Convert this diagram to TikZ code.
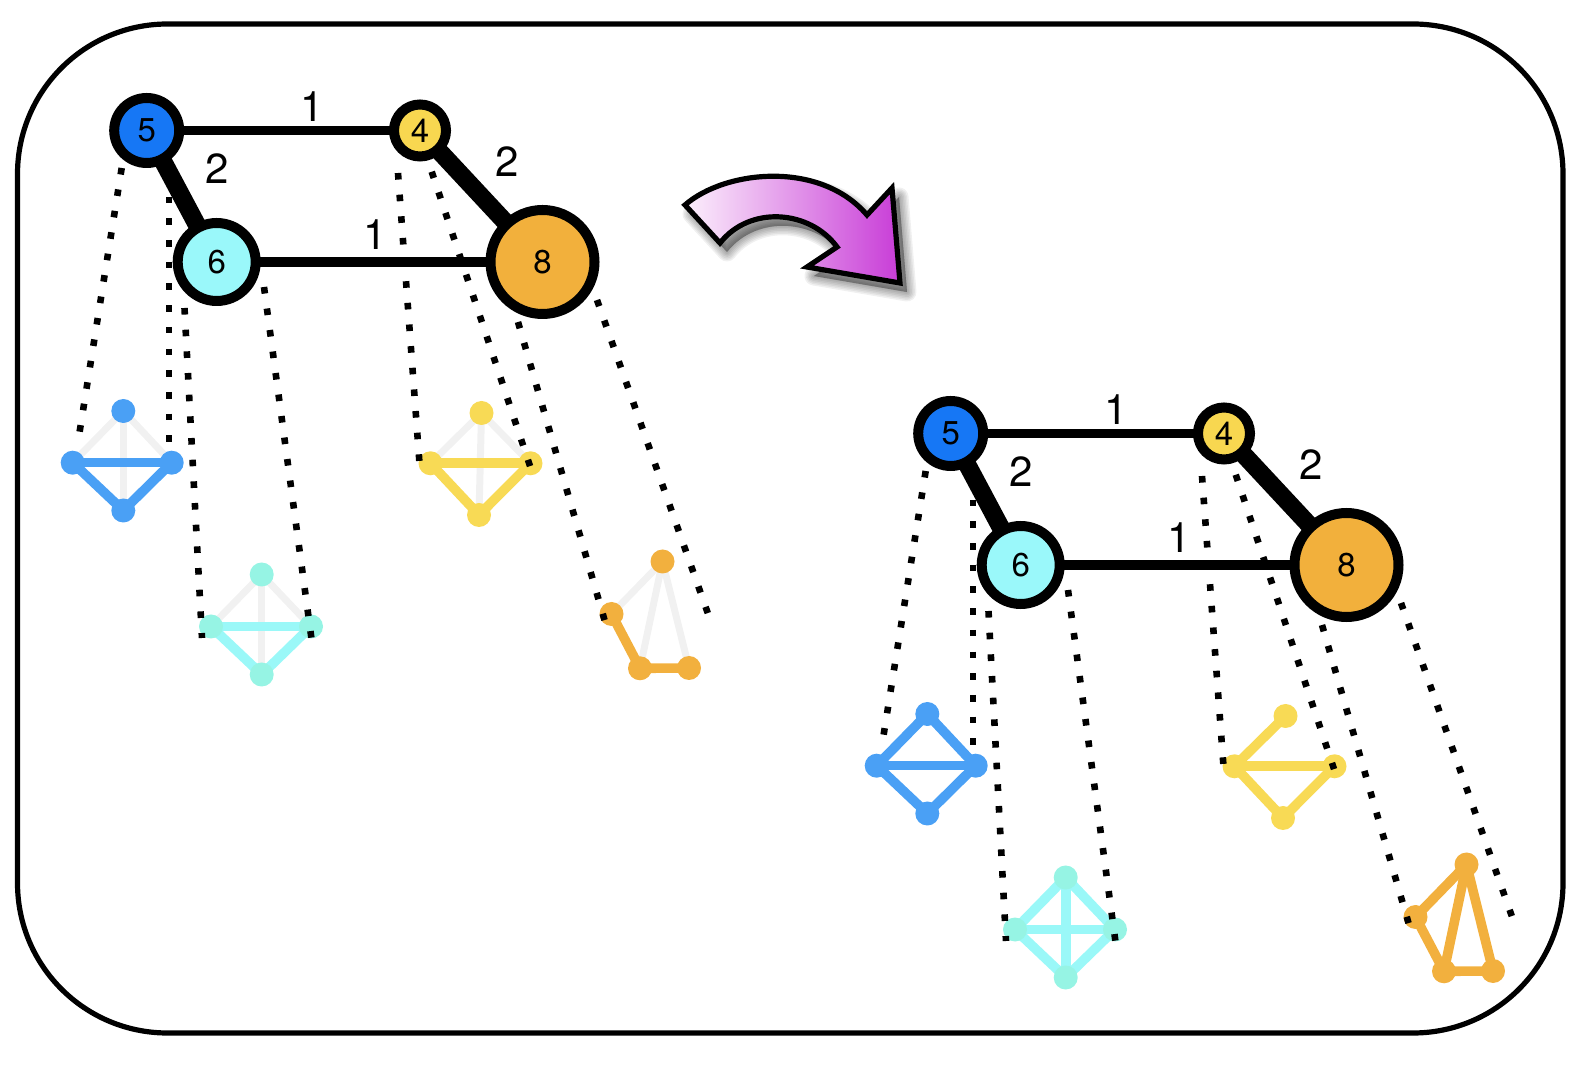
\documentclass[tikz,border=0pt]{standalone}
\usepackage{fontspec}
\setmainfont{TeX Gyre Heros}
\pgfdeclarelayer{lA}
\pgfdeclarelayer{lB}
\pgfdeclarelayer{lC}
\pgfdeclarelayer{lD}
\pgfsetlayers{lA,lB,lC,lD,main}
\definecolor{cBlue}{RGB}{22,119,245}
\definecolor{cYel}{RGB}{248,215,80}
\definecolor{cCyan}{RGB}{154,248,250}
\definecolor{cOra}{RGB}{242,176,60}
\definecolor{sBlue}{RGB}{74,160,245}
\definecolor{sCyan}{RGB}{154,248,248}
\definecolor{sMint}{RGB}{150,244,228}
\definecolor{sYel}{RGB}{248,218,85}
\definecolor{sOra}{RGB}{242,176,62}
\definecolor{sGrey}{RGB}{241,241,241}
\definecolor{aL}{RGB}{252,240,252}
\definecolor{aR}{RGB}{200,60,215}
\tikzset{
  bignode/.style={circle, draw=black, line width=5pt, inner sep=0pt, font=\fontsize{16.5}{16.5}\selectfont},
  wlabel/.style={inner sep=0pt, font=\fontsize{21}{21}\selectfont},
  dotline/.style={line width=3.3pt, dash pattern=on 3.3pt off 7.55pt},
  sdot/.style={circle, inner sep=0pt, minimum size=12pt, fill=#1},
  sedge/.style={line width=4.8pt, draw=#1},
  gedge/.style={line width=3.5pt, draw=sGrey},
  thinedge/.style={line width=4.6pt},
  thickedge/.style={line width=9pt},
}
\newcommand\halfpic[1]{%
  \node[bignode, fill=cBlue, minimum size=32.5pt] (#1n5) at (146.7,130.5) {5};
  \node[bignode, fill=cYel, minimum size=26pt] (#1n4) at (420,130.5) {4};
  \node[bignode, fill=cCyan, minimum size=39pt] (#1n6) at (216.7,262) {6};
  \node[bignode, fill=cOra, minimum size=52pt] (#1n8) at (542.5,262) {8};
  \node[wlabel] (#1w54) at (311.7,106.7) {1};
  \node[wlabel] (#1w56) at (216.7,168.3) {2};
  \node[wlabel] (#1w48) at (506.7,161.7) {2};
  \node[wlabel] (#1w68) at (375,235) {1};
  \begin{pgfonlayer}{lD}
    \draw[thinedge] (#1n5.center) -- (#1n4.center);
    \draw[thinedge] (#1n6.center) -- (#1n8.center);
    \draw[thickedge] (#1n5.center) -- (#1n6.center);
    \draw[thickedge] (#1n4.center) -- (#1n8.center);
  \end{pgfonlayer}
  \begin{pgfonlayer}{lB}
    \node[sdot=sBlue] (#1bT) at (123.3,411) {};
    \node[sdot=sBlue] (#1bL) at (72.7,462.7) {};
    \node[sdot=sBlue] (#1bR) at (171.7,462.7) {};
    \node[sdot=sBlue] (#1bB) at (123.3,510.5) {};
    \node[sdot=sMint] (#1cT) at (261.7,574.5) {};
    \node[sdot=sMint] (#1cL) at (211,626.5) {};
    \node[sdot=sMint] (#1cR) at (311,626.5) {};
    \node[sdot=sMint] (#1cB) at (261.7,674.5) {};
    \node[sdot=sYel] (#1yT) at (481.5,413) {};
    \node[sdot=sYel] (#1yL) at (430.5,463.3) {};
    \node[sdot=sYel] (#1yR) at (530.5,463.3) {};
    \node[sdot=sYel] (#1yB) at (479,515) {};
    \node[sdot=sOra] (#1oT) at (662.5,561.5) {};
    \node[sdot=sOra] (#1oL) at (611.5,614) {};
    \node[sdot=sOra] (#1oBL) at (640,668.3) {};
    \node[sdot=sOra] (#1oBR) at (689,668) {};
  \end{pgfonlayer}
  \coordinate (#1dA1) at (121.7,168); \coordinate (#1dA2) at (78,442);
  \coordinate (#1dB1) at (169,175);   \coordinate (#1dB2) at (169,442);
  \coordinate (#1dC1) at (184.5,308); \coordinate (#1dC2) at (202,638);
  \coordinate (#1dD1) at (264,287);   \coordinate (#1dD2) at (313,650);
  \coordinate (#1dE1) at (398,173);   \coordinate (#1dE2) at (420,470);
  \coordinate (#1dF1) at (431.7,171.7); \coordinate (#1dF2) at (533,475);
  \coordinate (#1dG1) at (518,322);   \coordinate (#1dG2) at (608,632);
  \coordinate (#1dH1) at (597,300);   \coordinate (#1dH2) at (712,625);
  \begin{pgfonlayer}{lC}
    \foreach \k in {A,B,C,D,E,F,G,H} {\draw[dotline] (#1d\k1) -- (#1d\k2);}
  \end{pgfonlayer}
}
\newcommand\arrowpath{(685,205) .. controls (725,170) and (820,160) .. (867,215) -- (892,188) -- (900,283) -- (807,267) -- (837,247) .. controls (810,210) and (750,205) .. (720,243) -- cycle}
\begin{document}
\begin{tikzpicture}[x=0.5pt, y=-0.5pt]
  \useasboundingbox (0,0) rectangle (1596,1068);
  \draw[line width=2.6pt, rounded corners=75pt] (17.5,24) rectangle (1563,1033);
  % arrow with soft shadow
  \foreach \w in {0.5,2,3.5,5,6.5,8,9.5} {
    \path[fill=black, draw=black, line width=\w pt, opacity=0.06, line join=round, shift={(7,9)}] \arrowpath;
  }
  \path[draw=black, line width=2.6pt, left color=aL, right color=aR] \arrowpath;
  \begin{scope}
    \halfpic{L}
  \end{scope}
  \begin{scope}[shift={(804,303)}]
    \halfpic{R}
  \end{scope}
  \begin{pgfonlayer}{lA}
    % left small graphs
    \draw[gedge] (LbT.center) -- (LbL.center);
    \draw[gedge] (LbT.center) -- (LbR.center);
    \draw[gedge] (LbT.center) -- (LbB.center);
    \draw[sedge=sBlue] (LbL.center) -- (LbR.center);
    \draw[sedge=sBlue] (LbL.center) -- (LbB.center);
    \draw[sedge=sBlue] (LbR.center) -- (LbB.center);
    \draw[gedge] (LcT.center) -- (LcL.center);
    \draw[gedge] (LcT.center) -- (LcR.center);
    \draw[gedge] (LcT.center) -- (LcB.center);
    \draw[sedge=sCyan] (LcL.center) -- (LcR.center);
    \draw[sedge=sCyan] (LcL.center) -- (LcB.center);
    \draw[sedge=sCyan] (LcR.center) -- (LcB.center);
    \draw[gedge] (LyT.center) -- (LyL.center);
    \draw[gedge] (LyT.center) -- (LyR.center);
    \draw[gedge] (LyT.center) -- (LyB.center);
    \draw[sedge=sYel] (LyL.center) -- (LyR.center);
    \draw[sedge=sYel] (LyL.center) -- (LyB.center);
    \draw[sedge=sYel] (LyR.center) -- (LyB.center);
    \draw[gedge] (LoT.center) -- (LoL.center);
    \draw[gedge] (LoT.center) -- (LoBL.center);
    \draw[gedge] (LoT.center) -- (LoBR.center);
    \draw[sedge=sOra] (LoL.center) -- (LoBL.center);
    \draw[sedge=sOra] (LoBL.center) -- (LoBR.center);
    % right small graphs
    \draw[sedge=sBlue] (RbT.center) -- (RbL.center);
    \draw[sedge=sBlue] (RbT.center) -- (RbR.center);
    \draw[sedge=sBlue] (RbL.center) -- (RbR.center);
    \draw[sedge=sBlue] (RbL.center) -- (RbB.center);
    \draw[sedge=sBlue] (RbR.center) -- (RbB.center);
    \draw[sedge=sCyan] (RcT.center) -- (RcL.center);
    \draw[sedge=sCyan] (RcT.center) -- (RcR.center);
    \draw[sedge=sCyan] (RcT.center) -- (RcB.center);
    \draw[sedge=sCyan] (RcL.center) -- (RcR.center);
    \draw[sedge=sCyan] (RcL.center) -- (RcB.center);
    \draw[sedge=sCyan] (RcR.center) -- (RcB.center);
    \draw[sedge=sYel] (RyT.center) -- (RyL.center);
    \draw[sedge=sYel] (RyL.center) -- (RyR.center);
    \draw[sedge=sYel] (RyL.center) -- (RyB.center);
    \draw[sedge=sYel] (RyR.center) -- (RyB.center);
    \draw[sedge=sOra] (RoT.center) -- (RoL.center);
    \draw[sedge=sOra] (RoT.center) -- (RoBL.center);
    \draw[sedge=sOra] (RoT.center) -- (RoBR.center);
    \draw[sedge=sOra] (RoL.center) -- (RoBL.center);
    \draw[sedge=sOra] (RoBL.center) -- (RoBR.center);
  \end{pgfonlayer}
\end{tikzpicture}
\end{document}
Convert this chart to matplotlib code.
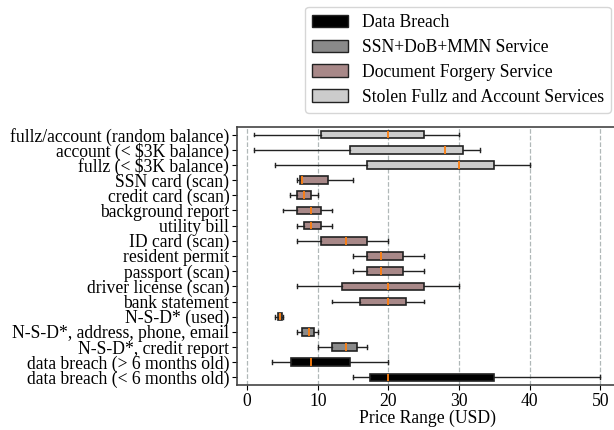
import matplotlib
matplotlib.use("Agg")
import matplotlib.pyplot as plt
from matplotlib.patches import Patch

plt.rcParams['font.family'] = ['Liberation Serif', 'DejaVu Serif']
plt.rcParams['font.size'] = 12.7

# rows listed bottom to top
labels = [
    "data breach (< 6 months old)",
    "data breach (> 6 months old)",
    "N-S-D*, credit report",
    "N-S-D*, address, phone, email",
    "N-S-D* (used)",
    "bank statement",
    "driver license (scan)",
    "passport (scan)",
    "resident permit",
    "ID card (scan)",
    "utility bill",
    "background report",
    "credit card (scan)",
    "SSN card (scan)",
    "fullz (< $3K balance)",
    "account (< $3K balance)",
    "fullz/account (random balance)",
]
whislo = [15, 3.5, 10, 7, 4, 12, 7, 15, 15, 7, 7, 5, 6, 7, 4, 1, 1]
q1     = [17.4, 6.2, 12, 7.8, 4.3, 16, 13.4, 17, 17, 10.5, 8, 7, 7, 7.4, 17, 14.5, 10.5]
med    = [20, 9, 14, 8.8, 4.6, 20, 20, 19, 19, 14, 9, 9, 8, 7.8, 30, 28, 20]
q3     = [35, 14.5, 15.5, 9.4, 4.9, 22.5, 25, 22, 22, 17, 10.5, 10.5, 9, 11.5, 35, 30.5, 25]
whishi = [50, 20, 17, 10, 5.1, 25, 30, 25, 25, 20, 12, 12, 10, 15, 40, 33, 30]
group  = [0, 0, 1, 1, 1, 2, 2, 2, 2, 2, 2, 2, 2, 2, 3, 3, 3]

group_names = ["Data Breach", "SSN+DoB+MMN Service",
               "Document Forgery Service", "Stolen Fullz and Account Services"]
group_colors = ["#000000", "#8a8a8a", "#a88888", "#cccccc"]

stats = []
for i in range(len(labels)):
    stats.append(dict(label=labels[i], whislo=whislo[i], q1=q1[i], med=med[i],
                      q3=q3[i], whishi=whishi[i], fliers=[]))

fig = plt.figure(figsize=(6.14, 4.30), dpi=100)
ax = fig.add_axes([0.386, 0.1047, 0.62, 0.600])

bp = ax.bxp(stats, vert=False, patch_artist=True, showfliers=False,
            widths=0.5,
            boxprops=dict(edgecolor="#222222", linewidth=1.2),
            medianprops=dict(color="#ff7f0e", linewidth=1.3),
            whiskerprops=dict(color="#222222", linewidth=1.0),
            capprops=dict(color="#222222", linewidth=1.0))
for box, g in zip(bp['boxes'], group):
    box.set_facecolor(group_colors[g])

ax.set_xlim(-1.45, 52.45)
ax.set_ylim(0.5, len(labels) + 0.5)
ax.set_xticks([0, 10, 20, 30, 40, 50])
ax.xaxis.grid(True, linestyle='--', color='#b0b8b8', linewidth=0.9)
ax.set_axisbelow(True)
ax.set_xlabel("Price Range (USD)", labelpad=0)
ax.tick_params(axis='y', pad=2, length=3.5)
ax.tick_params(axis='x', pad=2, length=3.5)
for s in ax.spines.values():
    s.set_color("#444444")
    s.set_linewidth(1.2)

handles = [Patch(facecolor=group_colors[i], edgecolor="#222222", label=group_names[i])
           for i in range(4)]
fig.legend(handles=handles, loc='upper right', bbox_to_anchor=(0.995, 0.984),
           borderaxespad=0.0,
           frameon=True, fancybox=True, edgecolor="#cccccc", fontsize=12.7,
           borderpad=0.4, labelspacing=0.45, handlelength=2.0)

fig.savefig("out.png", dpi=100)
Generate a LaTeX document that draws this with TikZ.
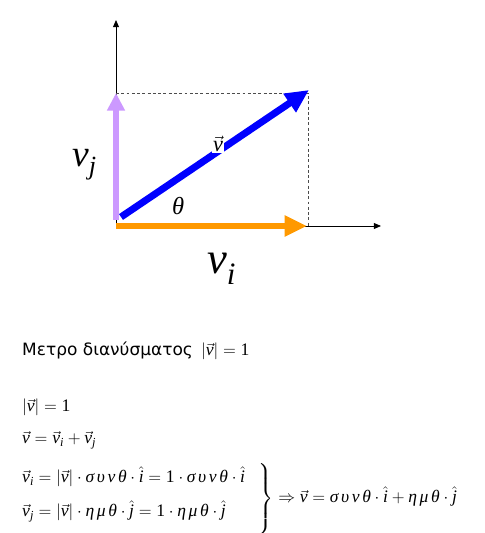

• • • • • • •

» Task goal
Without the pictures, give again only the lines beginning at the line that contains "Convert this chart to matplotlib code." and stopping after the line that contains "plt.rcParams['font.size'] = 12.7", exactly as written.

» Result for this exercise
Convert this chart to matplotlib code.
import matplotlib
matplotlib.use("Agg")
import matplotlib.pyplot as plt
from matplotlib.patches import Patch

plt.rcParams['font.family'] = ['Liberation Serif', 'DejaVu Serif']
plt.rcParams['font.size'] = 12.7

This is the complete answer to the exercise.